Large parts of the UK remain on flood alert with more heavy downpours forecast as the Met Office issues a severe weather warning.
Storms that brought flash flooding to parts of Wales and Shropshire yesterday are moving into the South East today.
Some 20mm-40mm of rain is predicted to fall in the south Midlands across to East Anglia and there will be heavy downpours in many southern areas.
Up to 10mm of rain an hour fell in parts of Wales, the Midlands and East Anglia on Friday - prompting the Environment Agency (EA) to issue a number of fresh flood alerts.
At least 15 flood warnings are in place - five in the South West, seven in the Midlands and three in the Anglia region - with 57 flood alerts across England and Wales.
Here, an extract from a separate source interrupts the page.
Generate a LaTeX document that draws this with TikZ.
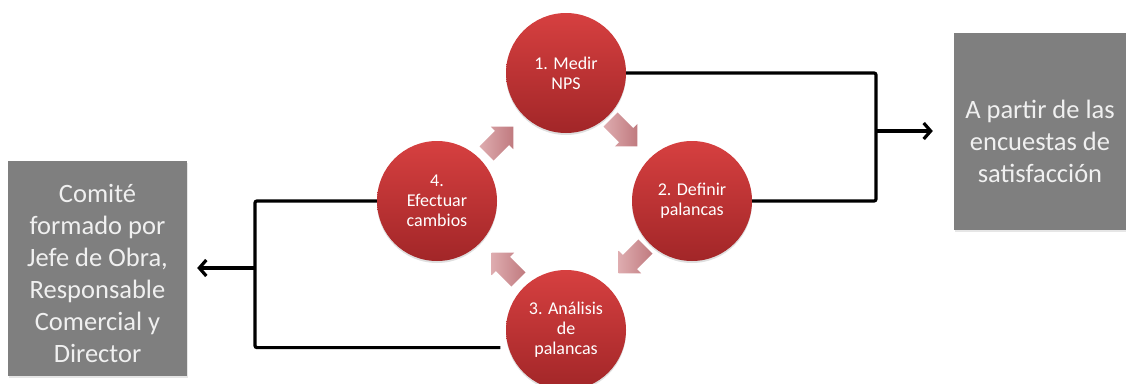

The alerts were mostly in the Midlands, South East and South West.
A warning means flooding is expected and immediate action is required, while an alert means floods are possible and people should be prepared.
The Met Office later increased its warning of rain to amber across parts of the South East, Midlands and East Anglia.
An EA spokesman said: "The Environment Agency is urging people across central and eastern England to remain vigilant as heavy thunderstorms are forecast to affect large swathes of the country.
"Locally intense showers falling on already saturated ground could lead to surface water flooding and possible river flooding from fast responding rivers, particularly across parts of the Midlands and East Anglia."
People are being urged not to drive or walk through flood waters which can be dirty, dangerous and full of hidden debris.
The wettest April to June on record, followed by more heavy rain so far this month, has caused widespread - and in some cases, repeated - flooding.
Sky's weather presenter Isobel Lang said: "Today we will see 20mm-40mm in the south Midlands across to East Anglia.
"There will also be some heavy slow moving downpours across most southern areas as well and in Dorset across to Kent.
"This July has been exceptionally wet so with the saturated high river levels, it doesn't take much rain to bring flash flooding.
"The heavy showers should ease away from southeast England by late evening leaving much of southern Britain drier and clearer.
"On St Swithin's day, there will be a window of brighter weather although I don't think there will be 40 days of fine weather to follow.
"But there are signs of more settled and more sunnier weather over the next week or two as we head towards the Olympics.
"The Olympic torch heads to London at the end of the coming week and it may look better then."